Description of the task: Repeat every line of the data exactly, but not the pictures.

+ + + + +

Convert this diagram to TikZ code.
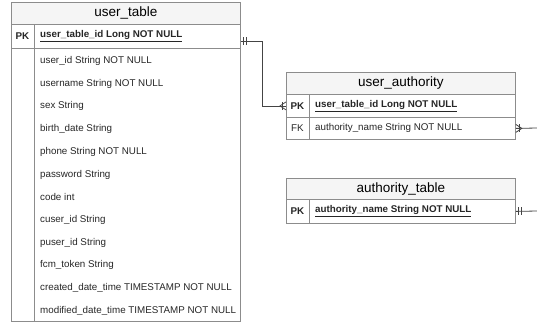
\documentclass[tikz,border=0pt]{standalone}
\usepackage{fontspec}
\setmainfont{Liberation Sans}
\usetikzlibrary{calc}

\definecolor{headgray}{HTML}{F5F5F5}
\definecolor{framegray}{HTML}{8C8C8C}
\definecolor{linegray}{HTML}{444444}

\tikzset{
  cell/.style={draw=framegray, line width=0.8pt, anchor=north west, inner sep=0pt, minimum width=229},
  headcell/.style={cell, fill=headgray, minimum height=22, font=\fontsize{13.5}{15}\selectfont},
  field/.style={anchor=west, inner sep=0pt, text=black!85, font=\fontsize{9.8}{11}\selectfont},
  keyfield/.style={field, font=\fontsize{9.8}{11}\selectfont\bfseries},
  rel/.style={draw=linegray, line width=0.8pt},
  pics/mandone/.style={code={
    \draw[rel] (3,-4) -- (3,4);
    \draw[rel] (5.5,-4) -- (5.5,4);
  }},
  pics/onemany/.style={code={
    \draw[rel] (0,-4) -- (6,0) -- (0,4);
    \draw[rel] (4,-4) -- (4,4);
  }}
}

\begin{document}
\begin{tikzpicture}[x=1pt,y=-1pt]
	\useasboundingbox (0,0) rectangle (537,325);

	% user_table
	\node[headcell] (ut) at (11,2) {user\_table};
	\node[cell, minimum height=24] (utpk) at (11,24) {};
	\node[cell, minimum height=273] (utbody) at (11,48) {};
	\draw[framegray, line width=0.8pt] ($(utpk.north west)+(23,0)$) -- ($(utbody.south west)+(23,0)$);
	\node[keyfield, anchor=center] (utk) at ($(utpk.west)+(11.5,0)$) {PK};
	\node[keyfield] (utid) at ($(utpk.west)+(29,0)$) {\underline{user\_table\_id Long NOT NULL}};
	\foreach \f [count=\i from 0] in {user\_id String NOT NULL, username String NOT NULL, sex String,
		birth\_date String, phone String NOT NULL, password String, code int, cuser\_id String,
		puser\_id String, fcm\_token String, created\_date\_time TIMESTAMP NOT NULL,
		modified\_date\_time TIMESTAMP NOT NULL}
		\node[field] (utf\i) at (40,61+22.7*\i) {\f};

	% user_authority
	\node[headcell] (ua) at (286,72) {user\_authority};
	\node[cell, minimum height=23] (uapk) at (286,94) {};
	\node[cell, minimum height=22] (uafk) at (286,117) {};
	\draw[framegray, line width=0.8pt] ($(uapk.north west)+(23,0)$) -- ($(uafk.south west)+(23,0)$);
	\node[keyfield, anchor=center] (uak) at ($(uapk.west)+(11.5,0)$) {PK};
	\node[keyfield] (uaid) at ($(uapk.west)+(29,0)$) {\underline{user\_table\_id Long NOT NULL}};
	\node[field, anchor=center] (uafkk) at ($(uafk.west)+(11.5,0)$) {FK};
	\node[field] (uaname) at ($(uafk.west)+(29,0)$) {authority\_name String NOT NULL};

	% authority_table
	\node[headcell, minimum height=21] (at) at (286,178) {authority\_table};
	\node[cell, minimum height=24] (atpk) at (286,199) {};
	\draw[framegray, line width=0.8pt] ($(atpk.north west)+(23,0)$) -- ($(atpk.south west)+(23,0)$);
	\node[keyfield, anchor=center] (atk) at ($(atpk.west)+(11.5,0)$) {PK};
	\node[keyfield] (atname) at ($(atpk.west)+(29,0)$) {\underline{authority\_name String NOT NULL}};

	% relations
	\draw[rel] ([yshift=-5pt]utpk.east) -- ++(22,0) |- (uapk.west);
	\pic at ([yshift=-5pt]utpk.east) {mandone};
	\pic[rotate=180] at (uapk.west) {onemany};

	\coordinate (fkend) at (537,128);
	\draw[rel] (uafk.east) -- (fkend);
	\pic at (uafk.east) {onemany};

	\coordinate (atend) at (537,211);
	\draw[rel] (atpk.east) -- (atend);
	\pic at (atpk.east) {mandone};

\end{tikzpicture}
\end{document}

+ + + + +

Problem solution:
Convert this diagram to TikZ code.
\documentclass[tikz,border=0pt]{standalone}
\usepackage{fontspec}
\setmainfont{Liberation Sans}
\usetikzlibrary{calc}

\definecolor{headgray}{HTML}{F5F5F5}
\definecolor{framegray}{HTML}{8C8C8C}
\definecolor{linegray}{HTML}{444444}

\tikzset{
  cell/.style={draw=framegray, line width=0.8pt, anchor=north west, inner sep=0pt, minimum width=229},
  headcell/.style={cell, fill=headgray, minimum height=22, font=\fontsize{13.5}{15}\selectfont},
  field/.style={anchor=west, inner sep=0pt, text=black!85, font=\fontsize{9.8}{11}\selectfont},
  keyfield/.style={field, font=\fontsize{9.8}{11}\selectfont\bfseries},
  rel/.style={draw=linegray, line width=0.8pt},
  pics/mandone/.style={code={
    \draw[rel] (3,-4) -- (3,4);
    \draw[rel] (5.5,-4) -- (5.5,4);
  }},
  pics/onemany/.style={code={
    \draw[rel] (0,-4) -- (6,0) -- (0,4);
    \draw[rel] (4,-4) -- (4,4);
  }}
}

\begin{document}
\begin{tikzpicture}[x=1pt,y=-1pt]
	\useasboundingbox (0,0) rectangle (537,325);

	% user_table
	\node[headcell] (ut) at (11,2) {user\_table};
	\node[cell, minimum height=24] (utpk) at (11,24) {};
	\node[cell, minimum height=273] (utbody) at (11,48) {};
	\draw[framegray, line width=0.8pt] ($(utpk.north west)+(23,0)$) -- ($(utbody.south west)+(23,0)$);
	\node[keyfield, anchor=center] (utk) at ($(utpk.west)+(11.5,0)$) {PK};
	\node[keyfield] (utid) at ($(utpk.west)+(29,0)$) {\underline{user\_table\_id Long NOT NULL}};
	\foreach \f [count=\i from 0] in {user\_id String NOT NULL, username String NOT NULL, sex String,
		birth\_date String, phone String NOT NULL, password String, code int, cuser\_id String,
		puser\_id String, fcm\_token String, created\_date\_time TIMESTAMP NOT NULL,
		modified\_date\_time TIMESTAMP NOT NULL}
		\node[field] (utf\i) at (40,61+22.7*\i) {\f};

	% user_authority
	\node[headcell] (ua) at (286,72) {user\_authority};
	\node[cell, minimum height=23] (uapk) at (286,94) {};
	\node[cell, minimum height=22] (uafk) at (286,117) {};
	\draw[framegray, line width=0.8pt] ($(uapk.north west)+(23,0)$) -- ($(uafk.south west)+(23,0)$);
	\node[keyfield, anchor=center] (uak) at ($(uapk.west)+(11.5,0)$) {PK};
	\node[keyfield] (uaid) at ($(uapk.west)+(29,0)$) {\underline{user\_table\_id Long NOT NULL}};
	\node[field, anchor=center] (uafkk) at ($(uafk.west)+(11.5,0)$) {FK};
	\node[field] (uaname) at ($(uafk.west)+(29,0)$) {authority\_name String NOT NULL};

	% authority_table
	\node[headcell, minimum height=21] (at) at (286,178) {authority\_table};
	\node[cell, minimum height=24] (atpk) at (286,199) {};
	\draw[framegray, line width=0.8pt] ($(atpk.north west)+(23,0)$) -- ($(atpk.south west)+(23,0)$);
	\node[keyfield, anchor=center] (atk) at ($(atpk.west)+(11.5,0)$) {PK};
	\node[keyfield] (atname) at ($(atpk.west)+(29,0)$) {\underline{authority\_name String NOT NULL}};

	% relations
	\draw[rel] ([yshift=-5pt]utpk.east) -- ++(22,0) |- (uapk.west);
	\pic at ([yshift=-5pt]utpk.east) {mandone};
	\pic[rotate=180] at (uapk.west) {onemany};

	\coordinate (fkend) at (537,128);
	\draw[rel] (uafk.east) -- (fkend);
	\pic at (uafk.east) {onemany};

	\coordinate (atend) at (537,211);
	\draw[rel] (atpk.east) -- (atend);
	\pic at (atpk.east) {mandone};

\end{tikzpicture}
\end{document}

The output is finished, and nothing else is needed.